_DIRECTION_.
Reproduce the listing below exactly. Pictures do not belong in the copy.

##############################

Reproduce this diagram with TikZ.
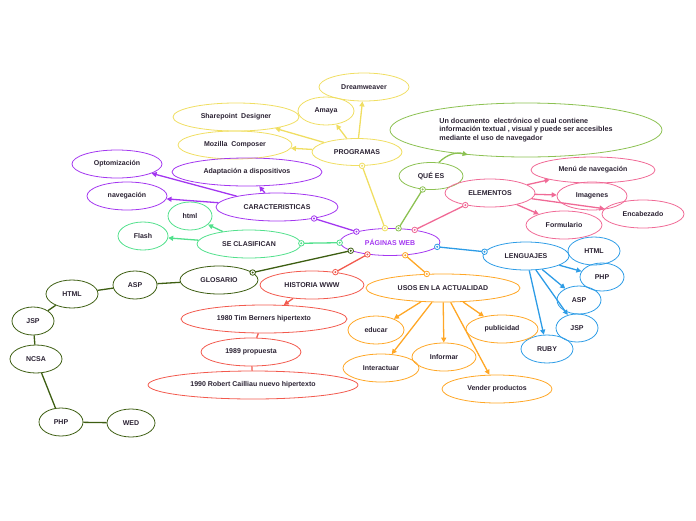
\documentclass[tikz,border=0pt]{standalone}
\usepackage{fontspec}
\setmainfont{Liberation Sans}
\usepackage{tikz}
\usetikzlibrary{shapes.geometric}
\usetikzlibrary{arrows.meta}

\definecolor{cYel}{HTML}{F0DE62}
\definecolor{cGrn}{HTML}{8CC152}
\definecolor{cPink}{HTML}{F06A96}
\definecolor{cBlue}{HTML}{2D9CE6}
\definecolor{cOra}{HTML}{FFA726}
\definecolor{cRed}{HTML}{F25A4E}
\definecolor{cDkg}{HTML}{3D5E12}
\definecolor{cLgr}{HTML}{52E08C}
\definecolor{cPur}{HTML}{A337F0}
\definecolor{txt}{HTML}{2B2233}

\begin{document}
\begin{tikzpicture}[x=1pt,y=1pt,
  bub/.style={ellipse,draw=#1,line width=0.8pt,text=txt,inner sep=0pt,
    minimum height=28pt,font=\bfseries\fontsize{7}{8.5}\selectfont},
  arr/.style={draw=#1,line width=1.3pt,-{Triangle[length=5pt,width=5pt]}},
  link/.style={draw=#1,line width=1.3pt},
  knob/.style={circle,draw=#1,fill=white,line width=0.8pt,inner sep=0pt,
    minimum size=5.5pt,path picture={\fill[#1] (path picture bounding box.center) circle (1.1pt);}}]

  \useasboundingbox (0,0) rectangle (696,-520);

  % centre
  \node[bub=cPur,minimum width=100pt,minimum height=27pt,text=cPur] (web) at (390,-242) {PÁGINAS WEB};

  % programas
  \node[bub=cYel,minimum width=90pt,minimum height=27pt] (prog)  at (357,-152) {PROGRAMAS};
  \node[bub=cYel,minimum width=90pt]  (dream) at (364,-87)  {Dreamweaver};
  \node[bub=cYel,minimum width=56pt]  (amaya) at (326,-111) {Amaya};
  \node[bub=cYel,minimum width=126pt] (share) at (236,-117) {Sharepoint\ \ Designer};
  \node[bub=cYel,minimum width=114pt] (mozi)  at (235,-145) {Mozilla\ \ Composer};

  % que es
  \node[bub=cGrn,minimum width=64pt,minimum height=27pt] (quees) at (431,-176) {QUÉ ES};
  \node[bub=cGrn,minimum width=272pt,minimum height=54pt,align=left,
        font=\bfseries\fontsize{7.2}{8.6}\selectfont] (doc) at (526,-130)
    {Un documento\ \ electrónico el cual contiene\\información textual , visual y puede ser accesibles\\mediante el uso de navegador};

  % elementos
  \node[bub=cPink,minimum width=90pt]  (elem) at (490,-193) {ELEMENTOS};
  \node[bub=cPink,minimum width=124pt,minimum height=26pt] (menu) at (593,-170) {Menú de navegación};
  \node[bub=cPink,minimum width=70pt]  (imag) at (592,-196) {Imagenes};
  \node[bub=cPink,minimum width=82pt]  (enca) at (643,-214) {Encabezado};
  \node[bub=cPink,minimum width=76pt]  (form) at (564,-225) {Formulario};

  % lenguajes
  \node[bub=cBlue,minimum width=86pt] (leng)  at (526,-256) {LENGUAJES};
  \node[bub=cBlue,minimum width=52pt] (lhtml) at (594,-251) {HTML};
  \node[bub=cBlue,minimum width=44pt] (lphp)  at (602,-277) {PHP};
  \node[bub=cBlue,minimum width=44pt] (lasp)  at (579,-300) {ASP};
  \node[bub=cBlue,minimum width=42pt] (ljsp)  at (577,-328) {JSP};
  \node[bub=cBlue,minimum width=52pt] (ruby)  at (547,-349) {RUBY};

  % caracteristicas
  \node[bub=cPur,minimum width=122pt] (cara) at (277,-207) {CARACTERISTICAS};
  \node[bub=cPur,minimum width=150pt] (adap) at (247,-172) {Adaptación a dispositivos};
  \node[bub=cPur,minimum width=90pt]  (opto) at (117,-164) {Optomización};
  \node[bub=cPur,minimum width=80pt]  (nave) at (127,-196) {navegación};

  % se clasifican
  \node[bub=cLgr,minimum width=104pt] (clas)  at (249,-244) {SE CLASIFICAN};
  \node[bub=cLgr,minimum width=44pt]  (chtml) at (190,-216) {html};
  \node[bub=cLgr,minimum width=50pt]  (flash) at (143,-236) {Flash};

  % glosario
  \node[bub=cDkg,minimum width=78pt] (glos)  at (219,-280) {GLOSARIO};
  \node[bub=cDkg,minimum width=44pt] (gasp)  at (135,-285) {ASP};
  \node[bub=cDkg,minimum width=52pt] (ghtml) at (72,-294)  {HTML};
  \node[bub=cDkg,minimum width=42pt] (gjsp)  at (33,-321)  {JSP};
  \node[bub=cDkg,minimum width=52pt] (ncsa)  at (36,-359)  {NCSA};
  \node[bub=cDkg,minimum width=44pt] (gphp)  at (61,-422)  {PHP};
  \node[bub=cDkg,minimum width=48pt] (wed)   at (131,-423) {WED};

  % historia
  \node[bub=cRed,minimum width=104pt] (hist) at (312,-285) {HISTORIA WWW};
  \node[bub=cRed,minimum width=166pt] (h80)  at (264,-319) {1980 Tim Berners hipertexto};
  \node[bub=cRed,minimum width=100pt] (h89)  at (251,-352) {1989 propuesta};
  \node[bub=cRed,minimum width=210pt] (h90)  at (253,-385) {1990 Robert Cailliau nuevo hipertexto};

  % usos
  \node[bub=cOra,minimum width=154pt] (usos)  at (443,-288) {USOS EN LA ACTUALIDAD};
  \node[bub=cOra,minimum width=56pt]  (educ)  at (376,-330) {educar};
  \node[bub=cOra,minimum width=76pt]  (inter) at (381,-368) {Interactuar};
  \node[bub=cOra,minimum width=64pt]  (infor) at (444,-357) {Informar};
  \node[bub=cOra,minimum width=72pt]  (publi) at (502,-329) {publicidad};
  \node[bub=cOra,minimum width=110pt] (vende) at (497,-389) {Vender productos};

  % branches out of the centre
  \foreach \t/\c in {prog/cYel,quees/cGrn,elem/cPink,leng/cBlue,usos/cOra,
                     hist/cRed,glos/cDkg,clas/cLgr,cara/cPur} {
    \draw[link=\c] (web) -- (\t) node[knob=\c,pos=0] {} node[knob=\c,pos=1] {};
  }

  % sub branches
  \foreach \a/\b/\c in {prog/dream/cYel,prog/amaya/cYel,prog/share/cYel,prog/mozi/cYel,
                        elem/menu/cPink,elem/imag/cPink,elem/enca/cPink,elem/form/cPink,
                        leng/lphp/cBlue,leng/lasp/cBlue,leng/ljsp/cBlue,leng/ruby/cBlue,
                        cara/adap/cPur,cara/opto/cPur,cara/nave/cPur,
                        clas/chtml/cLgr,clas/flash/cLgr,
                        usos/educ/cOra,usos/inter/cOra,usos/infor/cOra,usos/publi/cOra,usos/vende/cOra,
                        hist/h80/cRed} {
    \draw[arr=\c] (\a) -- (\b);
  }

  \draw[arr=cGrn] (quees.60) to[bend left=30] (doc.203);

  \draw[link=cRed] (h80) -- (h89);
  \draw[link=cRed] (h89) -- (h90);

  \foreach \a/\b in {glos/gasp,gasp/ghtml,ghtml/gjsp,gjsp/ncsa,ncsa/gphp,gphp/wed} {
    \draw[link=cDkg] (\a) -- (\b);
  }

\end{tikzpicture}
\end{document}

##############################

_FINAL ANSWER_.
Reproduce this diagram with TikZ.
\documentclass[tikz,border=0pt]{standalone}
\usepackage{fontspec}
\setmainfont{Liberation Sans}
\usepackage{tikz}
\usetikzlibrary{shapes.geometric}
\usetikzlibrary{arrows.meta}

\definecolor{cYel}{HTML}{F0DE62}
\definecolor{cGrn}{HTML}{8CC152}
\definecolor{cPink}{HTML}{F06A96}
\definecolor{cBlue}{HTML}{2D9CE6}
\definecolor{cOra}{HTML}{FFA726}
\definecolor{cRed}{HTML}{F25A4E}
\definecolor{cDkg}{HTML}{3D5E12}
\definecolor{cLgr}{HTML}{52E08C}
\definecolor{cPur}{HTML}{A337F0}
\definecolor{txt}{HTML}{2B2233}

\begin{document}
\begin{tikzpicture}[x=1pt,y=1pt,
  bub/.style={ellipse,draw=#1,line width=0.8pt,text=txt,inner sep=0pt,
    minimum height=28pt,font=\bfseries\fontsize{7}{8.5}\selectfont},
  arr/.style={draw=#1,line width=1.3pt,-{Triangle[length=5pt,width=5pt]}},
  link/.style={draw=#1,line width=1.3pt},
  knob/.style={circle,draw=#1,fill=white,line width=0.8pt,inner sep=0pt,
    minimum size=5.5pt,path picture={\fill[#1] (path picture bounding box.center) circle (1.1pt);}}]

  \useasboundingbox (0,0) rectangle (696,-520);

  % centre
  \node[bub=cPur,minimum width=100pt,minimum height=27pt,text=cPur] (web) at (390,-242) {PÁGINAS WEB};

  % programas
  \node[bub=cYel,minimum width=90pt,minimum height=27pt] (prog)  at (357,-152) {PROGRAMAS};
  \node[bub=cYel,minimum width=90pt]  (dream) at (364,-87)  {Dreamweaver};
  \node[bub=cYel,minimum width=56pt]  (amaya) at (326,-111) {Amaya};
  \node[bub=cYel,minimum width=126pt] (share) at (236,-117) {Sharepoint\ \ Designer};
  \node[bub=cYel,minimum width=114pt] (mozi)  at (235,-145) {Mozilla\ \ Composer};

  % que es
  \node[bub=cGrn,minimum width=64pt,minimum height=27pt] (quees) at (431,-176) {QUÉ ES};
  \node[bub=cGrn,minimum width=272pt,minimum height=54pt,align=left,
        font=\bfseries\fontsize{7.2}{8.6}\selectfont] (doc) at (526,-130)
    {Un documento\ \ electrónico el cual contiene\\información textual , visual y puede ser accesibles\\mediante el uso de navegador};

  % elementos
  \node[bub=cPink,minimum width=90pt]  (elem) at (490,-193) {ELEMENTOS};
  \node[bub=cPink,minimum width=124pt,minimum height=26pt] (menu) at (593,-170) {Menú de navegación};
  \node[bub=cPink,minimum width=70pt]  (imag) at (592,-196) {Imagenes};
  \node[bub=cPink,minimum width=82pt]  (enca) at (643,-214) {Encabezado};
  \node[bub=cPink,minimum width=76pt]  (form) at (564,-225) {Formulario};

  % lenguajes
  \node[bub=cBlue,minimum width=86pt] (leng)  at (526,-256) {LENGUAJES};
  \node[bub=cBlue,minimum width=52pt] (lhtml) at (594,-251) {HTML};
  \node[bub=cBlue,minimum width=44pt] (lphp)  at (602,-277) {PHP};
  \node[bub=cBlue,minimum width=44pt] (lasp)  at (579,-300) {ASP};
  \node[bub=cBlue,minimum width=42pt] (ljsp)  at (577,-328) {JSP};
  \node[bub=cBlue,minimum width=52pt] (ruby)  at (547,-349) {RUBY};

  % caracteristicas
  \node[bub=cPur,minimum width=122pt] (cara) at (277,-207) {CARACTERISTICAS};
  \node[bub=cPur,minimum width=150pt] (adap) at (247,-172) {Adaptación a dispositivos};
  \node[bub=cPur,minimum width=90pt]  (opto) at (117,-164) {Optomización};
  \node[bub=cPur,minimum width=80pt]  (nave) at (127,-196) {navegación};

  % se clasifican
  \node[bub=cLgr,minimum width=104pt] (clas)  at (249,-244) {SE CLASIFICAN};
  \node[bub=cLgr,minimum width=44pt]  (chtml) at (190,-216) {html};
  \node[bub=cLgr,minimum width=50pt]  (flash) at (143,-236) {Flash};

  % glosario
  \node[bub=cDkg,minimum width=78pt] (glos)  at (219,-280) {GLOSARIO};
  \node[bub=cDkg,minimum width=44pt] (gasp)  at (135,-285) {ASP};
  \node[bub=cDkg,minimum width=52pt] (ghtml) at (72,-294)  {HTML};
  \node[bub=cDkg,minimum width=42pt] (gjsp)  at (33,-321)  {JSP};
  \node[bub=cDkg,minimum width=52pt] (ncsa)  at (36,-359)  {NCSA};
  \node[bub=cDkg,minimum width=44pt] (gphp)  at (61,-422)  {PHP};
  \node[bub=cDkg,minimum width=48pt] (wed)   at (131,-423) {WED};

  % historia
  \node[bub=cRed,minimum width=104pt] (hist) at (312,-285) {HISTORIA WWW};
  \node[bub=cRed,minimum width=166pt] (h80)  at (264,-319) {1980 Tim Berners hipertexto};
  \node[bub=cRed,minimum width=100pt] (h89)  at (251,-352) {1989 propuesta};
  \node[bub=cRed,minimum width=210pt] (h90)  at (253,-385) {1990 Robert Cailliau nuevo hipertexto};

  % usos
  \node[bub=cOra,minimum width=154pt] (usos)  at (443,-288) {USOS EN LA ACTUALIDAD};
  \node[bub=cOra,minimum width=56pt]  (educ)  at (376,-330) {educar};
  \node[bub=cOra,minimum width=76pt]  (inter) at (381,-368) {Interactuar};
  \node[bub=cOra,minimum width=64pt]  (infor) at (444,-357) {Informar};
  \node[bub=cOra,minimum width=72pt]  (publi) at (502,-329) {publicidad};
  \node[bub=cOra,minimum width=110pt] (vende) at (497,-389) {Vender productos};

  % branches out of the centre
  \foreach \t/\c in {prog/cYel,quees/cGrn,elem/cPink,leng/cBlue,usos/cOra,
                     hist/cRed,glos/cDkg,clas/cLgr,cara/cPur} {
    \draw[link=\c] (web) -- (\t) node[knob=\c,pos=0] {} node[knob=\c,pos=1] {};
  }

  % sub branches
  \foreach \a/\b/\c in {prog/dream/cYel,prog/amaya/cYel,prog/share/cYel,prog/mozi/cYel,
                        elem/menu/cPink,elem/imag/cPink,elem/enca/cPink,elem/form/cPink,
                        leng/lphp/cBlue,leng/lasp/cBlue,leng/ljsp/cBlue,leng/ruby/cBlue,
                        cara/adap/cPur,cara/opto/cPur,cara/nave/cPur,
                        clas/chtml/cLgr,clas/flash/cLgr,
                        usos/educ/cOra,usos/inter/cOra,usos/infor/cOra,usos/publi/cOra,usos/vende/cOra,
                        hist/h80/cRed} {
    \draw[arr=\c] (\a) -- (\b);
  }

  \draw[arr=cGrn] (quees.60) to[bend left=30] (doc.203);

  \draw[link=cRed] (h80) -- (h89);
  \draw[link=cRed] (h89) -- (h90);

  \foreach \a/\b in {glos/gasp,gasp/ghtml,ghtml/gjsp,gjsp/ncsa,ncsa/gphp,gphp/wed} {
    \draw[link=cDkg] (\a) -- (\b);
  }

\end{tikzpicture}
\end{document}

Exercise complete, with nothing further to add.